Late in 2006, the government even tried to broker a solution to this border crisis by suggesting the establishment of a new category of “product sellers” as distinct from “financial advisers”. The idea appealed to many advisers as a way to mark out the new territory of professionalism.
UBS Wealth Management has sought within its own operations to draw a clear distinction between the two, often-conflicting, regions of product and advice.
Zoe Hart, head of wealth planning at UBS, says the group’s financial planners (or “wealth planners” as the group describes them) stay strictly on neutral ground, and never stray into product terrain when working with clients.
The Swiss-headquartered institution has adopted this structure globally.
Essentially, UBS wealth planners map out risk-appropriate asset allocation strategies, leaving client advisers to fill in the product details.
The wealth planners monitor the actual investment portfolio to ensure it meets the asset allocation goals, and discuss any divergence with client advisers.

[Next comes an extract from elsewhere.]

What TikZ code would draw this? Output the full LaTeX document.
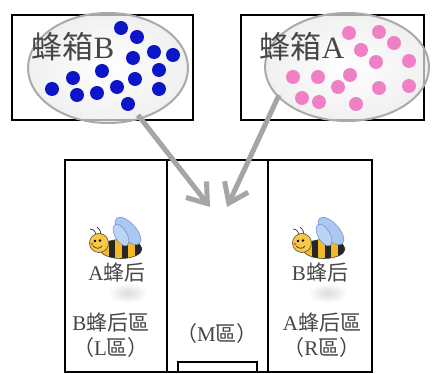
\documentclass[tikz,border=0pt]{standalone}
\usepackage{fontspec}
\setmainfont{Liberation Serif}
\newfontfamily\cjk{Noto Sans CJK TC}
\usetikzlibrary{arrows.meta,shapes.geometric}
\newcommand\zh[1]{{\cjk #1}}

\definecolor{dotblue}{RGB}{12,22,200}
\definecolor{dotpink}{RGB}{240,128,198}
\definecolor{inkgray}{RGB}{70,70,70}
\definecolor{handlegray}{RGB}{165,165,165}
\definecolor{rimgray}{RGB}{170,170,170}
\definecolor{beeyellow}{RGB}{245,185,40}
\definecolor{beehead}{RGB}{250,200,70}
\definecolor{wingblue}{RGB}{170,200,242}
\definecolor{wingedge}{RGB}{120,150,200}

\tikzset{
  frame/.style={draw=black, line width=2.8pt, inner sep=0pt},
  lens/.style={ellipse, draw=rimgray, line width=2pt,
    inner color=white, outer color=black!8, fill opacity=0.7, inner sep=0pt},
  handle/.style={draw=handlegray, line width=5pt,
    -{Straight Barb[length=18pt,width=26pt,line cap=butt]}},
  lbl/.style={text=inkgray, inner sep=0pt, align=center},
  big/.style={font=\fontsize{31}{33}\selectfont},
  small/.style={font=\fontsize{21}{25}\selectfont},
  bdot/.style={fill=dotblue},
  pdot/.style={fill=dotpink},
  bee/.pic={
    % striped body
    \begin{scope}
      \clip (22,6) ellipse [x radius=21, y radius=9.5];
      \fill[beeyellow] (-2,-6) rectangle (46,18);
      \fill[black!85] (10,-6) rectangle (16,18);
      \fill[black!85] (23,-6) rectangle (29,18);
      \fill[black!85] (36,-6) rectangle (46,18);
    \end{scope}
    \draw[black!75, line width=0.6pt] (22,6) ellipse [x radius=21, y radius=9.5];
    % wings
    \draw[wingedge, fill=wingblue, line width=0.6pt, rotate around={-48:(29,-12)}]
      (29,-12) ellipse [x radius=17, y radius=8];
    \draw[wingedge, fill=wingblue!80!white, line width=0.6pt, rotate around={-60:(22,-8)}]
      (22,-8) ellipse [x radius=12, y radius=6];
    % head
    \draw[black!70, fill=beehead, line width=0.6pt] (0,0) circle [radius=9.5];
    \fill[black] (-4,-2) circle [radius=1.3];
    \fill[black] (1,-2.5) circle [radius=1.3];
    \draw[black!80, line width=0.7pt] (-6,3) .. controls (-3,6) and (1,6) .. (3,3);
    \fill[orange!80!red] (-7,1) circle [radius=1.6];
    % antennae
    \draw[black!80, line width=0.7pt] (-3,-9) .. controls (-5,-13) .. (-9,-14);
    \draw[black!80, line width=0.7pt] (2,-9) .. controls (1,-13) .. (-2,-16);
  }
}

\begin{document}
\begin{tikzpicture}[x=1pt, y=-1pt]
\useasboundingbox (0,0) rectangle (432,374);
\fill[white] (0,0) rectangle (432,374);

% hive boxes
\node[frame, minimum width=181pt, minimum height=105pt] (boxB) at (102.5,67.5) {};
\node[frame, minimum width=183pt, minimum height=105pt] (boxA) at (332.5,67.5) {};

% three compartments below
\node[frame, minimum width=102pt, minimum height=212pt] (colL) at (116,266) {};
\node[frame, minimum width=101pt, minimum height=212pt] (colM) at (217.5,266) {};
\node[frame, minimum width=104pt, minimum height=212pt] (colR) at (320,266) {};
\node[frame, minimum width=79pt, minimum height=10pt] (gate) at (217.5,367) {};

% soft shadows beside the queens
\shade[inner color=black!14, outer color=white] (128,293) ellipse [x radius=20, y radius=10];
\shade[inner color=black!14, outer color=white] (328,293) ellipse [x radius=20, y radius=10];

% magnifying lenses
\node[lens, minimum width=160pt, minimum height=110pt] (lensB) at (108,68) {};
\node[lens, minimum width=164pt, minimum height=108pt] (lensA) at (347,67) {};

% blue bees in hive B
\foreach \x/\y in {121/28,137/37,154/52,173/55,133/58,159/70,102/71,73/78,
                   135/79,52/89,77/95,97/93,117/87,159/89,128/104}
  \fill[bdot] (\x,\y) circle [radius=7];

% pink bees in hive A
\foreach \x/\y in {349/33,379/32,394/43,361/50,376/62,409/61,293/77,318/77,
                   350/75,338/87,379/88,409/86,302/98,319/102,356/104}
  \fill[pdot] (\x,\y) circle [radius=7];

% hive labels
\node[lbl, big] (tB) at (73,47) {\zh{蜂箱}B};
\node[lbl, big] (tA) at (302,47) {\zh{蜂箱}A};

% lens handles pointing into the middle compartment
\coordinate (hB) at (138,115);
\coordinate (tipB) at (210,207);
\coordinate (hA) at (279,95);
\coordinate (tipA) at (227,207);
\draw[handle] (hB) -- (tipB);
\draw[handle] (hA) -- (tipA);

% queens
\pic at (99,243) {bee};
\pic at (302,243) {bee};
\node[lbl, small] (qA) at (117,273) {A\zh{蜂后}};
\node[lbl, small] (qB) at (320,273) {B\zh{蜂后}};

% compartment labels
\node[lbl, small] (zL) at (111,335.5) {B\zh{蜂后區}\\\zh{（}L\zh{區）}};
\node[lbl, small] (zM) at (217,334) {\zh{（}M\zh{區）}};
\node[lbl, small] (zR) at (322,335.5) {A\zh{蜂后區}\\\zh{（}R\zh{區）}};
\end{tikzpicture}
\end{document}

But they remain aloof from any specific product selection.
Client advisers (there are about 160 of these in Australia) also generate and maintain the client base over the long term.
Hart says the UBS wealth planners supply a service of “a technical specialist nature” to the client advisers, who only refer clients on when a need has been identified.

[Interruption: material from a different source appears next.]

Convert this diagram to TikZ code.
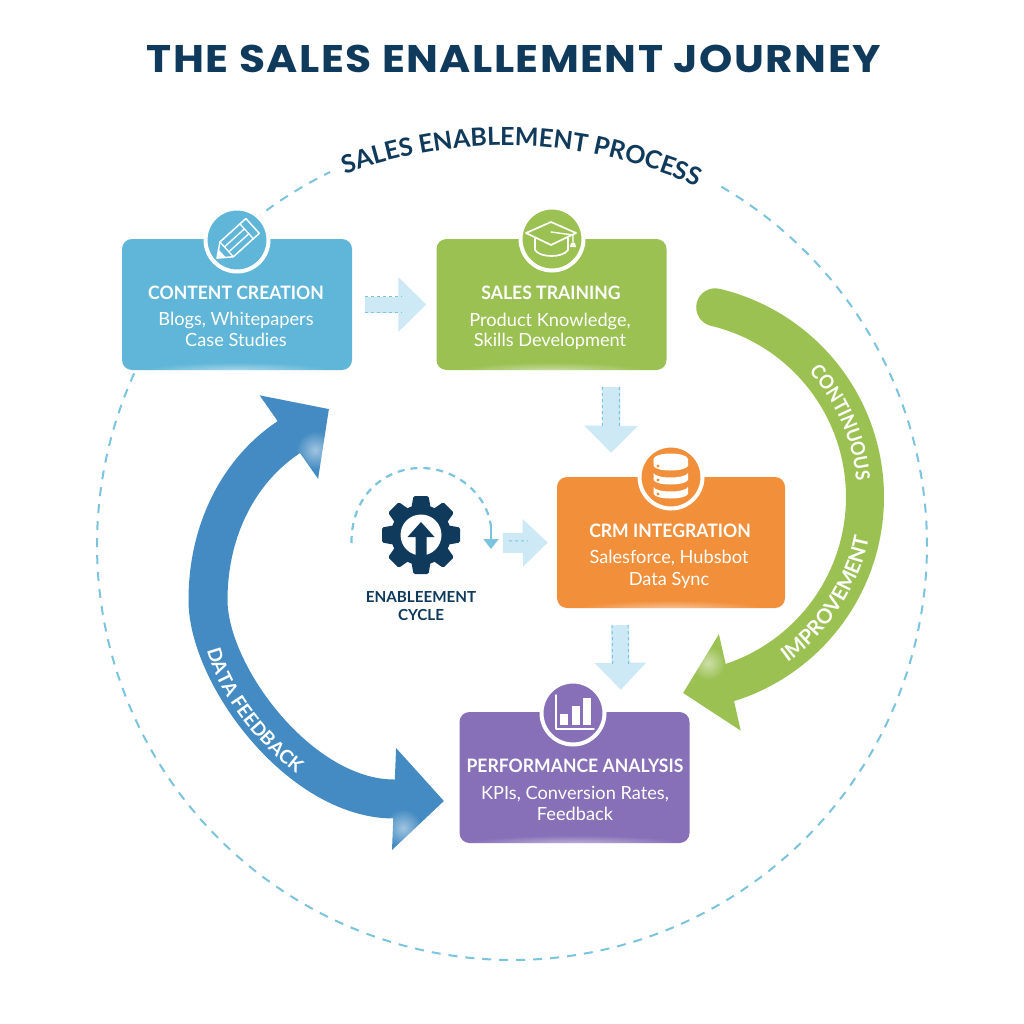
\documentclass[tikz,border=0pt]{standalone}
\usepackage{fontspec}
\setmainfont{Lato}
\newfontfamily\titlefont{Poppins}[LetterSpace=3.5]
\newfontfamily\headfont{Lato}[FakeStretch=0.95]
\newfontfamily\bandfont{Lato}[FakeStretch=0.92]
\usetikzlibrary{arrows.meta,decorations.text,fadings}
\definecolor{navy}{HTML}{0F3A5C}
\definecolor{cblue}{HTML}{60B6D8}
\definecolor{cgreen}{HTML}{9BC153}
\definecolor{corange}{HTML}{F28F3B}
\definecolor{cpurple}{HTML}{8770B8}
\definecolor{cblue2}{HTML}{438BC2}
\definecolor{dashc}{HTML}{7CC4DD}
\definecolor{palec}{HTML}{CDE9F5}
\tikzfading[name=glowf, inner color=transparent!50, outer color=transparent!100]
\newcommand{\fsz}[1]{\fontsize{#1}{#1}\selectfont}
\tikzset{
  stagebox/.style={rounded corners=10pt, minimum width=230pt, minimum height=131pt, inner sep=0pt, fill=#1},
  iconring/.style={circle, fill=#1, draw=white, line width=4pt, minimum size=63pt, inner sep=0pt},
  headtxt/.style={text=white, anchor=base, font=\headfont\fsz{18.5}\bfseries, inner sep=0pt},
  subtxt/.style={text=white, anchor=base, font=\fsz{18.2}, inner sep=0pt},
  softarrow/.style={draw=palec, line width=#1},
  softdash/.style={draw=dashc, line width=1pt, dash pattern=on 3pt off 3pt},
  bigarrow/.style={line width=39pt, line join=round},
  icon/.style={draw=white, line width=1.7pt, line join=round, line cap=round},
  glow/.style={fill=white, path fading=glowf},
}
\begin{document}
\begin{tikzpicture}[x=1pt,y=-1pt]
\useasboundingbox (0,0) rectangle (1024,1024);
\fill[white] (0,0) rectangle (1024,1024);

% title
\node[text=navy, inner sep=0pt, anchor=base] (title) at (514,73) {\scalebox{1.1}[1]{\titlefont\fsz{38.5}\bfseries THE SALES ENALLEMENT JOURNEY}};

% outer dashed circle
\draw[dashc, line width=2pt, dash pattern=on 9pt off 8pt]
  plot[domain=-59.7:244, samples=200] ({512+415*cos(\x)},{545+415*sin(\x)});
\path[decorate, decoration={text along path, text align=center,
   text={|\fsz{25}\bfseries\color{navy}|SALES ENABLEMENT PROCESS}}]
  plot[domain=-122:-54, samples=40] ({506+467*cos(\x)},{612.5+467*sin(\x)});

% stage boxes
\node[stagebox=cblue]   (content) at (237,304.5) {};
\node[stagebox=cgreen]  (sales)   at (551.5,304.5) {};
\node[stagebox=corange, minimum width=228pt] (crm) at (671,542.5) {};
\node[stagebox=cpurple] (perf)    at (574.5,777.5) {};

\foreach \b/\w in {content/95,sales/95,crm/95,perf/110}{
  \begin{scope}
    \clip[rounded corners=10pt] (\b.north west) rectangle (\b.south east);
    \fill[glow] ([yshift=-1pt]\b.south) ellipse[x radius=\w, y radius=9];
  \end{scope}
}

% soft connectors
\draw[softarrow=16pt, shorten <=13pt, shorten >=10pt, -{Triangle[length=28pt,width=53pt]}] (content.east) -- (sales.west);
\draw[softdash, shorten <=13pt, shorten >=34pt] ([yshift=8pt]content.east) -- ([yshift=8pt]sales.west);
\draw[softdash, shorten <=13pt, shorten >=34pt] ([yshift=-8pt]content.east) -- ([yshift=-8pt]sales.west);

\draw[softarrow=18pt, shorten <=17pt, shorten >=24pt, -{Triangle[length=27pt,width=52pt]}] ([xshift=60pt]sales.south) -- ([xshift=-60pt]crm.north);
\draw[softdash, shorten <=17pt, shorten >=48pt] ([xshift=51pt]sales.south) -- ([xshift=-69pt]crm.north);
\draw[softdash, shorten <=17pt, shorten >=48pt] ([xshift=68pt]sales.south) -- ([xshift=-52pt]crm.north);

\draw[softarrow=18pt, shorten <=17pt, shorten >=22pt, -{Triangle[length=27pt,width=50pt]}] ([xshift=-51pt]crm.south) -- ([xshift=46.5pt]perf.north);
\draw[softdash, shorten <=17pt, shorten >=46pt] ([xshift=-59pt]crm.south) -- ([xshift=38.5pt]perf.north);
\draw[softdash, shorten <=17pt, shorten >=46pt] ([xshift=-43pt]crm.south) -- ([xshift=54.5pt]perf.north);

% gear
\node[circle, fill=navy, minimum size=60pt, inner sep=0pt] (gear) at (421,535) {};
\begin{scope}[shift={(gear.center)}]
  \foreach \a in {0,45,...,315}
    \fill[navy, rounded corners=1.5pt, rotate=\a] (-7.5,-39) -- (7.5,-39) -- (10,-25) -- (-10,-25) -- cycle;
  \fill[white] (0,0) circle[radius=20.5];
  \fill[navy] (0,-13) -- (13.5,2) -- (5.5,2) -- (5.5,22) -- (-5.5,22) -- (-5.5,2) -- (-13.5,2) -- cycle;
\end{scope}
\node[text=navy, anchor=base, inner sep=0pt, font=\fsz{15.2}\bfseries] (cyc1) at (421,602.5) {ENABLEEMENT};
\node[text=navy, anchor=base, inner sep=0pt, font=\fsz{15.2}\bfseries] (cyc2) at (421,620) {CYCLE};
\coordinate (cycL) at (351.5,543);
\coordinate (cycR) at (491,527);
\coordinate (cycT) at (491,549);
\coordinate (gearOut) at (503,543);
\draw[dashc, line width=2.2pt, dash pattern=on 7pt off 6pt] (cycL) .. controls (351,495) and (385,468) .. (421,468) .. controls (455,468) and (487,493) .. (cycR);
\draw[dashc, line width=2.2pt, -{Triangle[length=10pt,width=15pt]}] (cycR) -- (cycT);
\draw[softarrow=20pt, shorten >=9pt, -{Triangle[length=25pt,width=46pt]}] (gearOut) -- (crm.west);
\draw[softdash, shorten <=6pt, shorten >=29pt] ([yshift=2pt]gearOut) -- ([yshift=2pt]crm.west);

% green arrow
\coordinate (gTail) at (715.2,307.3);
\coordinate (gMid)  at (864.8,488.5);
\coordinate (gBase) at (731.6,682);
\coordinate (gTip)  at (683,693);
\draw[cgreen, bigarrow, line width=38pt, line cap=round, -{Triangle[length=48pt,width=96pt]}]
  (gTail) .. controls (800,327.5) and (861,401.5) .. (gMid) .. controls (868.6,575.5) and (814.2,654.5) .. (gBase) -- (gTip);
\fill[glow] (708,663) circle[radius=17];
\path[decorate, decoration={text along path, text align=center,
   text={|\bandfont\fsz{19.5}\bfseries\color{white}|CONTINUOUS}}]
  plot[domain=-45:-2, samples=30] ({670+187*cos(\x)},{497+187*sin(\x)});
\path[decorate, decoration={text along path, text align=center,
   text={|\fsz{20.5}\bfseries\color{white}|IMPROVEMENT}}]
  plot[domain=60:6, samples=30] ({670+203*cos(\x)},{497+203*sin(\x)});

% blue arrow
\coordinate (bTipA) at (329,409);
\coordinate (bBaseA) at (289,437);
\coordinate (bMid) at (208,600);
\coordinate (bBaseB) at (394,799);
\coordinate (bTipB) at (444,801);
\draw[cblue2, bigarrow, {Triangle[length=49pt,width=99pt]}-{Triangle[length=50pt,width=99pt]}]
  (bTipA) -- (bBaseA) .. controls (239,470) and (208,530) .. (bMid) .. controls (208,675) and (300,799) .. (bBaseB) -- (bTipB);
\fill[glow] (315,450) circle[radius=19];
\fill[glow] (403,828) circle[radius=19];
\path[decorate, decoration={text along path, text align=center,
   text={|\fsz{19}\bfseries\color{white}|DATA FEEDBACK}}]
  (204,636) .. controls (212,686) and (250,741) .. (308,782);

% icon rings
\node[iconring=cblue]   (icon1) at (237,240) {};
\node[iconring=cgreen]  (icon2) at (552,239) {};
\node[iconring=corange] (icon3) at (671,477) {};
\node[iconring=cpurple] (icon4) at (573,713) {};

% pencil
\begin{scope}[shift={(icon1.center)}]
\begin{scope}[x={(0.74pt,0.67pt)}, y={(-0.67pt,0.74pt)}]
  \draw[icon, line width=1.5pt] (-27,0) -- (-14,-10) -- (21,-10) -- (21,10) -- (-14,10) -- cycle;
  \draw[icon, line width=1.3pt] (-14,-10) -- (-14,10) (13,-10) -- (13,10) (-14,-3.3) -- (13,-3.3) (-14,3.3) -- (13,3.3);
  \fill[white] (-27,0) -- (-20,-5.5) -- (-20,5.5) -- cycle;
\end{scope}
\end{scope}

% mortarboard
\draw[icon] (535,238) -- (535,250) .. controls (540,258) and (563,258) .. (568,250) -- (568,238);
\draw[icon, fill=cgreen] (526,233) -- (551,222) -- (576,233) -- (551,245) -- cycle;
\draw[icon, line width=1.4pt] (551,232) -- (573,235) -- (573,243);
\fill[white] (571,243) -- (575,243) -- (576,247) -- (570,247) -- cycle;

% database
\foreach \y in {459,473,487}{
  \fill[white] (653.5,\y) -- (653.5,\y+7) .. controls (656,\y+13) and (685,\y+13) .. (688,\y+7) -- (688,\y)
     .. controls (685,\y+6) and (656,\y+6) .. (653.5,\y) -- cycle;
  \fill[corange] (658,\y+7) circle[radius=1.6];
}
\fill[white] (670.7,459) ellipse[x radius=17.2, y radius=5.5];

% chart
\draw[icon, line width=1.4pt] (556,695) -- (556,729) -- (594,729);
\fill[white] (560,714) rectangle (568,725);
\fill[white] (571.5,706) rectangle (580,725);
\fill[white] (583,698) rectangle (590.5,725);

% box text
\node[headtxt] (t1) at (236,299.5) {CONTENT CREATION};
\node[subtxt] (s1a) at (236,325.5) {Blogs, Whitepapers};
\node[subtxt] (s1b) at (236,346) {Case Studies};
\node[headtxt] (t2) at (551,299.5) {SALES TRAINING};
\node[subtxt] (s2a) at (550,326) {Product Knowledge,};
\node[subtxt] (s2b) at (550,346) {Skills Development};
\node[headtxt] (t3) at (670,537.5) {CRM INTEGRATION};
\node[subtxt] (s3a) at (669,563) {Salesforce, Hubsbot};
\node[subtxt] (s3b) at (669,585) {Data Sync};
\node[headtxt] (t4) at (575,772.5) {PERFORMANCE ANALYSIS};
\node[subtxt] (s4a) at (575,799) {KPIs, Conversion Rates,};
\node[subtxt] (s4b) at (575,820) {Feedback};
\end{tikzpicture}
\end{document}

In fact, she says the UBS wealth planners “will walk out of the room” when the subject of actual product selection comes up in joint meetings with UBS client advisers.
“We…provide specialist financial planning advice to both prospective and existing clients of UBS Wealth Management, which is completely independent of investment and other product selection,” Hart says.
“This is one extreme differentiator from our market competitors.”
UBS targets high net worth individuals, which means those with at least $1 million to invest. However, Hart says UBS Wealth Management clients have $20 million-plus to invest.
Wealth planners can work across many areas such as “appropriate structuring of financial affairs to maximise the opportunities for meeting personal financial and lifestyle objectives and maximising wealth”, Hart says.
“We also educate our client base on changes in legislation, additional investment opportunities (including charitable structures and pursuits) and introduce specialist internal and external resources to support the client and the client’s financial affairs and needs,” she says.
Hart says the UBS wealth planners are not remunerated for referrals, and clients are not pressured into taking up any of these extra services.
“Most of our clients already have advisers in other areas,” she says.
Hart says the firm’s international presence sets it apart from its competitors.
“The service offering is relatively seamless across jurisdictions – this has the added benefit of Australian advisers and consultants, including wealth planners, being able to work closely with our counterparts in other countries," Hart says.
UBS does not disclose its specific client numbers or funds under management but Hart says the Wealth Management division in Australia has about 10,000 relationships and the group manages more than $100 billion of high-net-worth clients’ assets in the Asia Pacific region.
Currently nine UBS wealth planners are servicing the firm’s Australian client base and while Hart says there is room for more in the group, its hiring policy remains very selective.
She says UBS takes a “lateral recruitment” approach to hiring financial planners and will often look outside the traditional industry – three UBS wealth planners have a legal background, for example. Part of the reason for this strategy is that many established financial advisers are reluctant to shed their existing client base when shifting licensees – a necessity in the case of UBS.
“But we have had a couple of advisers who sold their client book because they wanted to come across to a well-resourced organisation,” she says.
Hart says UBS provides “massive” training and support to its planners – more than enough to guarantee they can stay on the right side of the great advice/product divide.